**What needs to be done:**
Single out the lines that include the word "LaTeX". Copy them.

++++ Provided data ++++

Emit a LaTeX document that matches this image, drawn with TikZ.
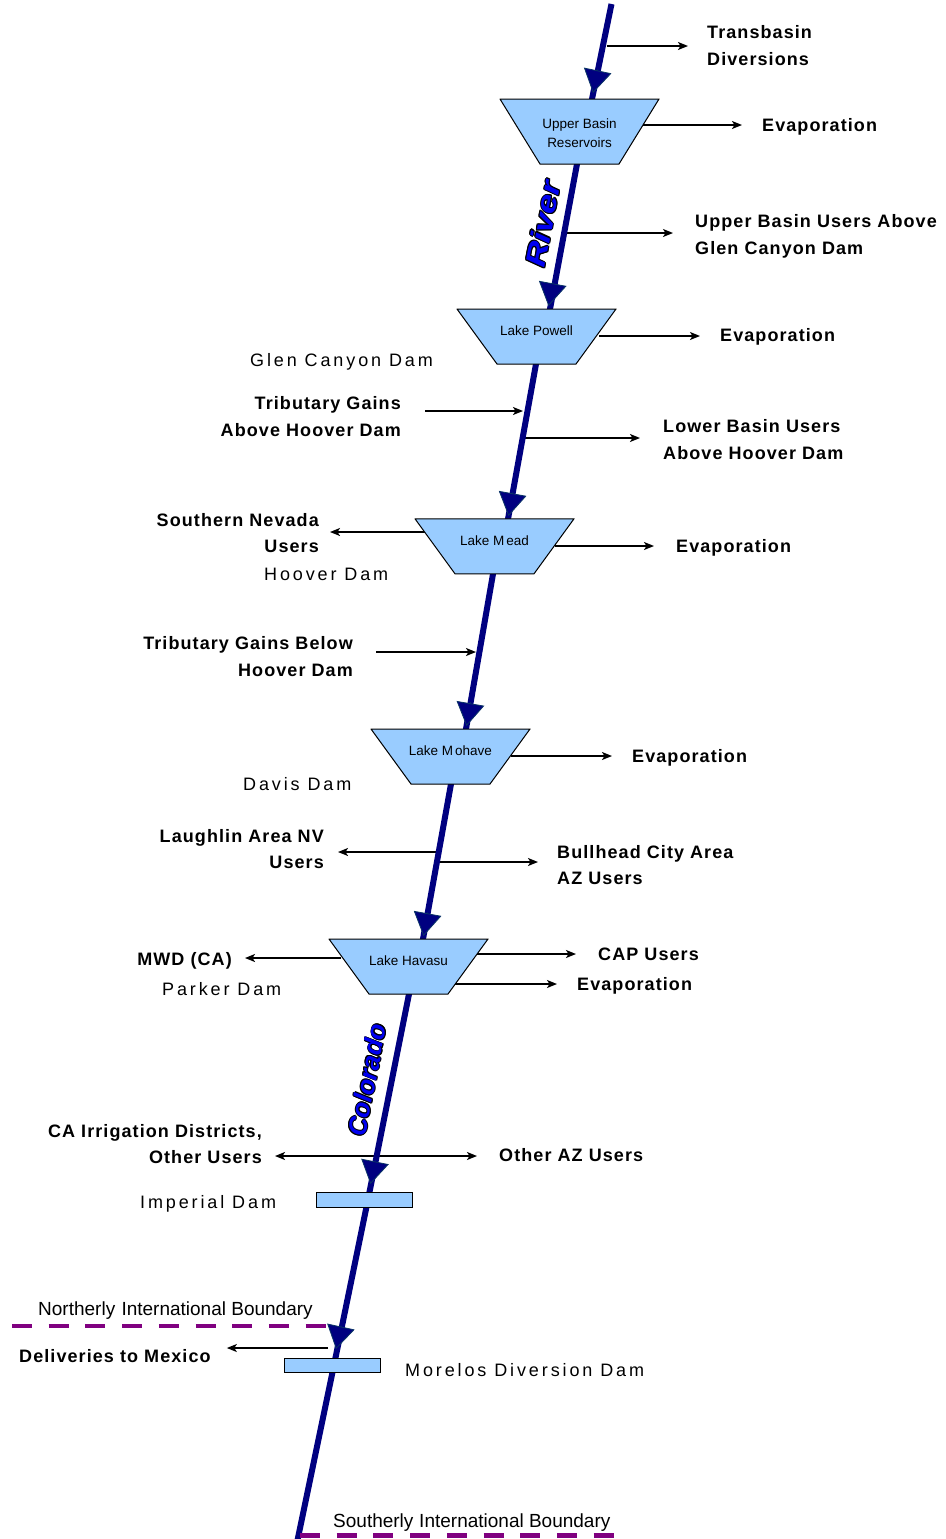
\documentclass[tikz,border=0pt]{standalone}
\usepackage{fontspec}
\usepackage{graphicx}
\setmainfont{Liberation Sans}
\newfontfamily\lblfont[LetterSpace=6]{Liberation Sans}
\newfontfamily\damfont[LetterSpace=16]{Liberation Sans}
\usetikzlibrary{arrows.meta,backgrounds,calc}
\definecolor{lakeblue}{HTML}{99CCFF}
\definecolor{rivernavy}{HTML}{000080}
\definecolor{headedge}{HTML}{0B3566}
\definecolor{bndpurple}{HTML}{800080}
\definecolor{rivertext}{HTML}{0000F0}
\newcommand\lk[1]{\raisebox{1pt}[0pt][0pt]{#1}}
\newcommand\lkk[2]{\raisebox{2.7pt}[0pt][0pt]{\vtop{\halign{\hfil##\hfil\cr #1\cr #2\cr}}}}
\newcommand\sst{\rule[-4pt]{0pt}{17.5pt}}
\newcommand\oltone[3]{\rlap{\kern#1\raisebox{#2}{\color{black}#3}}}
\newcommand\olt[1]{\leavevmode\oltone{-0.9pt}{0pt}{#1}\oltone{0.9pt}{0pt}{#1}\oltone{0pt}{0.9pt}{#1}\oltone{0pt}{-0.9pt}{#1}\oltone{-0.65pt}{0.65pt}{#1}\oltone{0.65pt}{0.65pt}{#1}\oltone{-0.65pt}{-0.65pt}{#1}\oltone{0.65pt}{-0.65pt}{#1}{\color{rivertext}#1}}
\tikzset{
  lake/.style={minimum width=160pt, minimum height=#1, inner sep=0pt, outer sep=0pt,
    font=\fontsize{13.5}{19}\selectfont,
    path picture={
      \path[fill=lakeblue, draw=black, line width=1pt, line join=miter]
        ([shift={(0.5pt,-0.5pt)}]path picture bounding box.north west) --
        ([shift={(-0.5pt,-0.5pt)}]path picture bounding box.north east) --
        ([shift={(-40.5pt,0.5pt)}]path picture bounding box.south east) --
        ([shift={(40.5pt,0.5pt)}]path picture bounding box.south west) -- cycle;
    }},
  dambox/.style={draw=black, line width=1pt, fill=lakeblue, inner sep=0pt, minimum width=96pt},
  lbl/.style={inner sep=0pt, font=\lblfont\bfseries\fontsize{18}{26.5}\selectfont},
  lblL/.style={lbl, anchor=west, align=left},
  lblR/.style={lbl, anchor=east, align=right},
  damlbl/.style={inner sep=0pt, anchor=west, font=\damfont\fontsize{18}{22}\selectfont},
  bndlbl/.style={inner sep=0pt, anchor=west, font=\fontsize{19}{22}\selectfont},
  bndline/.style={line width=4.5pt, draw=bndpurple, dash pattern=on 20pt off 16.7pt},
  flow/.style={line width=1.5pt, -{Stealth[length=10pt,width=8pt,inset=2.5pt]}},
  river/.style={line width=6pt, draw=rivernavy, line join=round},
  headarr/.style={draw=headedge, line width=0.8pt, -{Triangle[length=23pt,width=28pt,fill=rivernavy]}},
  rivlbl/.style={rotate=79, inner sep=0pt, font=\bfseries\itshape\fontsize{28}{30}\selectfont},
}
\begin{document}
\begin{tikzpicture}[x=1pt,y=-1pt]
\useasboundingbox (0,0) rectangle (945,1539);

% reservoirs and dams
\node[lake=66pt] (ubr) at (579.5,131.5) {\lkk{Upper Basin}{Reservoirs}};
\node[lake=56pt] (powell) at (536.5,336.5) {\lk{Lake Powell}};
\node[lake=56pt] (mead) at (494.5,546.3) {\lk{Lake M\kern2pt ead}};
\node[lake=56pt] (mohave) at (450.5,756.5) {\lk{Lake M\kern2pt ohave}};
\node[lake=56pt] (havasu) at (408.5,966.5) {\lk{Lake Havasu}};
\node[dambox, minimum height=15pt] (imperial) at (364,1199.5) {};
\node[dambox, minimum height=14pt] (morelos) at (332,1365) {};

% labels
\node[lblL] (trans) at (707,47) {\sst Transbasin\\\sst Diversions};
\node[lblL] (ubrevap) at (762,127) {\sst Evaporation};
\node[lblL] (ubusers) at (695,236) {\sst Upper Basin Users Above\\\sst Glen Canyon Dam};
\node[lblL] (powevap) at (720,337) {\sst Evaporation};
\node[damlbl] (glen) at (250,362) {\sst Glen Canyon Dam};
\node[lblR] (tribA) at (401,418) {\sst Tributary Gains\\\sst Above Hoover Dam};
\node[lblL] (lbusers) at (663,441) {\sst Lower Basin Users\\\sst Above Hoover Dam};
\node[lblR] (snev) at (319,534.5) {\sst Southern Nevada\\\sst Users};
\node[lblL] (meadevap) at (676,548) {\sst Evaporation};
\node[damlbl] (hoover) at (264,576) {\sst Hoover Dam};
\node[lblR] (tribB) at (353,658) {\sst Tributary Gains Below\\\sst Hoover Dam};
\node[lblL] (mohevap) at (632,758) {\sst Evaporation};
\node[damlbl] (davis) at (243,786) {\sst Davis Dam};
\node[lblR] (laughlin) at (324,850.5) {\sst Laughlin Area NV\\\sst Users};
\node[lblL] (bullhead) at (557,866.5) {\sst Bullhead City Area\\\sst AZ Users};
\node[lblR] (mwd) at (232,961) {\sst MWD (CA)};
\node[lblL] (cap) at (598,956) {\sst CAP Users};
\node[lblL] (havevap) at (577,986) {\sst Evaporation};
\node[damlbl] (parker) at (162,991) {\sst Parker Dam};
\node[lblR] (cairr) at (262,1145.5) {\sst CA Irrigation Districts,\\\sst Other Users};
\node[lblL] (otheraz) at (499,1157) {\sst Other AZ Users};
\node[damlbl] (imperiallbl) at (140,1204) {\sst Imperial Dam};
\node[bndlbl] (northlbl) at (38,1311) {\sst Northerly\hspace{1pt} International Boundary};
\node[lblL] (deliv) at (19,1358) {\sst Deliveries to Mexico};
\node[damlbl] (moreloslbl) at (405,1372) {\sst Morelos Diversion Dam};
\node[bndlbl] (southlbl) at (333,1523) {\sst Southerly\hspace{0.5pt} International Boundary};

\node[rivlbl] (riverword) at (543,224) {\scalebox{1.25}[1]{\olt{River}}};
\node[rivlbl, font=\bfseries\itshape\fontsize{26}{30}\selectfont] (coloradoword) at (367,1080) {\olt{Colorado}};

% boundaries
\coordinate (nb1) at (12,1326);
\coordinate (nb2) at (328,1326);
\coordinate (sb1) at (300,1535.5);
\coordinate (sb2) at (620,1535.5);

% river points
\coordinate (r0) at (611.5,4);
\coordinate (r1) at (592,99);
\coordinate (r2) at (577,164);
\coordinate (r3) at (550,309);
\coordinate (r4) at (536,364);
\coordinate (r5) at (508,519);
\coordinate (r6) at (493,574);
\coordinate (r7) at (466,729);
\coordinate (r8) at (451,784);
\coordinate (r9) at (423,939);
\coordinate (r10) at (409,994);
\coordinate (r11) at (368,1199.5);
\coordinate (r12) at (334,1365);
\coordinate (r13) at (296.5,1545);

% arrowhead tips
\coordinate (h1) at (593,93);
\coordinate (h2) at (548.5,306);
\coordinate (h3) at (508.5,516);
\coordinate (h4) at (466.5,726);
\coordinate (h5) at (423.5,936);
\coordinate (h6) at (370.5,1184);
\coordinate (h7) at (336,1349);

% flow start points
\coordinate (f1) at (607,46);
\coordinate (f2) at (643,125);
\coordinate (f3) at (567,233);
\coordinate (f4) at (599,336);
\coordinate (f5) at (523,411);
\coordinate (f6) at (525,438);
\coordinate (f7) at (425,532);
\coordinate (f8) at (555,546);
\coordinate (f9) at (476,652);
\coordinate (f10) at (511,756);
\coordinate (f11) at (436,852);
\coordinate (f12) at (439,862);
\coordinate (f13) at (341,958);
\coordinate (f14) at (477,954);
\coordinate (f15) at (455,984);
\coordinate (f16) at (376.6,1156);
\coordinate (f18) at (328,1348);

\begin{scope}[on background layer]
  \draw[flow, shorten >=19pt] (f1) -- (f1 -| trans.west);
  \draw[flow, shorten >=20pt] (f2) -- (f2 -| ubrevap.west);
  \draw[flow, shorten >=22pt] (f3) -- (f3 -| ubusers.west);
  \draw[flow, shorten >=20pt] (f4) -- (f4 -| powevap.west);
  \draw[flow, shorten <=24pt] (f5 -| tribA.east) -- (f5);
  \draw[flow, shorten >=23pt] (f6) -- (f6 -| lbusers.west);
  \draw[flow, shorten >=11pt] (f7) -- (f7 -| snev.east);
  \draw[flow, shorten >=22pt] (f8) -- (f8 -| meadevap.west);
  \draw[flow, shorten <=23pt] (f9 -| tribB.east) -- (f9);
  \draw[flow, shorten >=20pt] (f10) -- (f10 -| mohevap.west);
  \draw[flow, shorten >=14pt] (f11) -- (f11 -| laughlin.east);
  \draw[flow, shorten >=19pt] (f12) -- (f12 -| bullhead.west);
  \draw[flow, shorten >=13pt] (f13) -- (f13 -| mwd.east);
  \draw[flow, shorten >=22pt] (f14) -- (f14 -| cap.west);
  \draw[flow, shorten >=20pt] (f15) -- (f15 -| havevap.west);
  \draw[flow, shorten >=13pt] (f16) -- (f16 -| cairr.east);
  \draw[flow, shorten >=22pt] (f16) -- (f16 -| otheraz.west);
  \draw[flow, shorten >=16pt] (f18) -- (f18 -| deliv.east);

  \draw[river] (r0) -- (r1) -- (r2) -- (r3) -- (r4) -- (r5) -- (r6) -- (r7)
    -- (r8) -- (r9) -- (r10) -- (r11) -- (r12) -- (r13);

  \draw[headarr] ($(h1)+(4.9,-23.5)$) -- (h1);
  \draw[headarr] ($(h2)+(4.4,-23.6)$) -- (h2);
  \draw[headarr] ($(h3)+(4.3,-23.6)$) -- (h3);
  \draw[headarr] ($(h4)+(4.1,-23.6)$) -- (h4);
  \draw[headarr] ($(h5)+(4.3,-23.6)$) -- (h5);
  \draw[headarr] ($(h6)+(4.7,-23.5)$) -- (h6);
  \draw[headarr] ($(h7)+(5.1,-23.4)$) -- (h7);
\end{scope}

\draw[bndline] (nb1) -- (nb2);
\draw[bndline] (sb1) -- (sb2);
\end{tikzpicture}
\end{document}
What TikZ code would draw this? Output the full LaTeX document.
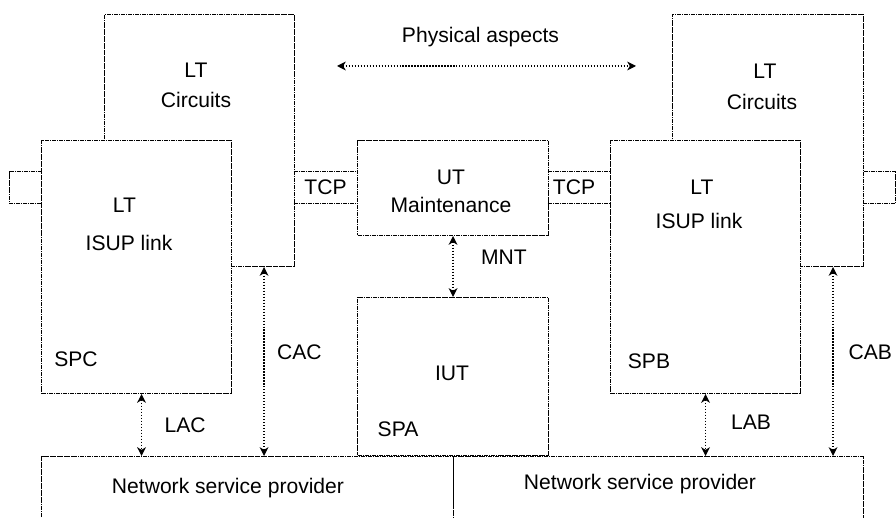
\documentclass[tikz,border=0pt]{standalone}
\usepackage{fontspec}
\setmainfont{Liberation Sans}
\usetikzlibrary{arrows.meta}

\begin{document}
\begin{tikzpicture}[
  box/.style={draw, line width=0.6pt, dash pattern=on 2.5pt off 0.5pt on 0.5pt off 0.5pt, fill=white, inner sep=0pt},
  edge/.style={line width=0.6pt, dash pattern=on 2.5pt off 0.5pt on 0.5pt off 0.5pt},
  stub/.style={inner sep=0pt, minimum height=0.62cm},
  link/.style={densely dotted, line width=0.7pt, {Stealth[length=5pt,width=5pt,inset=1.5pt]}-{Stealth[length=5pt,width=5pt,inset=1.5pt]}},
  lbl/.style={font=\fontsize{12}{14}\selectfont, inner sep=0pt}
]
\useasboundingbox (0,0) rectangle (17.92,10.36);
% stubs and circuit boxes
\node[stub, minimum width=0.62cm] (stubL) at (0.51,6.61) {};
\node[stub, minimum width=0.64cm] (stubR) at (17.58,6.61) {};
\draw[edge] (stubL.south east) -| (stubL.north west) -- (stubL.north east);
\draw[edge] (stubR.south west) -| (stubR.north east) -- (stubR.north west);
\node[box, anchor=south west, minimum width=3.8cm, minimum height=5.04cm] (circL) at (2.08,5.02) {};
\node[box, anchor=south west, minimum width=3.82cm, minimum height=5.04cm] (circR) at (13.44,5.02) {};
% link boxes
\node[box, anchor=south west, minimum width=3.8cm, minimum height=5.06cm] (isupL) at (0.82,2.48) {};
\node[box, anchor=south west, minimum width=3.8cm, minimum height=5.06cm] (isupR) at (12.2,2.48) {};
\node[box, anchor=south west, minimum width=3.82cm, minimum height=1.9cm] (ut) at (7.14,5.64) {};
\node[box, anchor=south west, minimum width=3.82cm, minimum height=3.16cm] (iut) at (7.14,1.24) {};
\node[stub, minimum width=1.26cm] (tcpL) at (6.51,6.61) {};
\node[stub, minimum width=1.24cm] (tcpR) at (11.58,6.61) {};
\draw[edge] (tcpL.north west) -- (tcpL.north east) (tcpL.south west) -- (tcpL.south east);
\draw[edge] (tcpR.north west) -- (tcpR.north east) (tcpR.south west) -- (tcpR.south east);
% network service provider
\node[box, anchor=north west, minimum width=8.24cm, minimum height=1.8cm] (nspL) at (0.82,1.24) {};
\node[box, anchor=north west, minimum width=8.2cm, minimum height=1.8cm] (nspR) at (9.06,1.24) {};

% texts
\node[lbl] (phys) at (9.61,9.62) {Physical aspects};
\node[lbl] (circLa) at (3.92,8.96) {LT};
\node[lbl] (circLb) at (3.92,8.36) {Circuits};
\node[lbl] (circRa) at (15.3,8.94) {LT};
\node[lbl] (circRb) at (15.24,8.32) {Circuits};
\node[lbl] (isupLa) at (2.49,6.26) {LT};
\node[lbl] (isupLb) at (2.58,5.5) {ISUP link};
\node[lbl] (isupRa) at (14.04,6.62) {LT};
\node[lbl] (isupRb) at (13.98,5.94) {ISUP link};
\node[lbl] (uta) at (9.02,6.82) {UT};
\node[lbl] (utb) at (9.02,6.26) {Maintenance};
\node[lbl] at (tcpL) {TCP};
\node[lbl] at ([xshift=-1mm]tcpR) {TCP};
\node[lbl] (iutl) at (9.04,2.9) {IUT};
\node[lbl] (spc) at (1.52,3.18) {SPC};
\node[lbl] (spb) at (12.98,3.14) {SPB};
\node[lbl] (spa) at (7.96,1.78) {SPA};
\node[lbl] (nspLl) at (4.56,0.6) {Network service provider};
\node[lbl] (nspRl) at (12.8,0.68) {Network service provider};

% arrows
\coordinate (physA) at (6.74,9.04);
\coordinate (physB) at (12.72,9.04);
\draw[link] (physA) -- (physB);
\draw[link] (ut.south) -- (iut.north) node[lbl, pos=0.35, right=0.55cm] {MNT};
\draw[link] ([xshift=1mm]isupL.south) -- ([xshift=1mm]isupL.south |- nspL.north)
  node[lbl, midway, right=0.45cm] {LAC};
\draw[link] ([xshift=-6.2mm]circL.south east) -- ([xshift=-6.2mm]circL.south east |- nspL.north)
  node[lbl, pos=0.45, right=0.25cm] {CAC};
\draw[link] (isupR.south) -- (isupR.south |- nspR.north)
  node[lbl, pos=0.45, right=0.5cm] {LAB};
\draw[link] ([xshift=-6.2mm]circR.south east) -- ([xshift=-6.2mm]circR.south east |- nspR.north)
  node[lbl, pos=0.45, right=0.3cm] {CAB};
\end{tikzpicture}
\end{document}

++++

**The solution:**
Emit a LaTeX document that matches this image, drawn with TikZ.
What TikZ code would draw this? Output the full LaTeX document.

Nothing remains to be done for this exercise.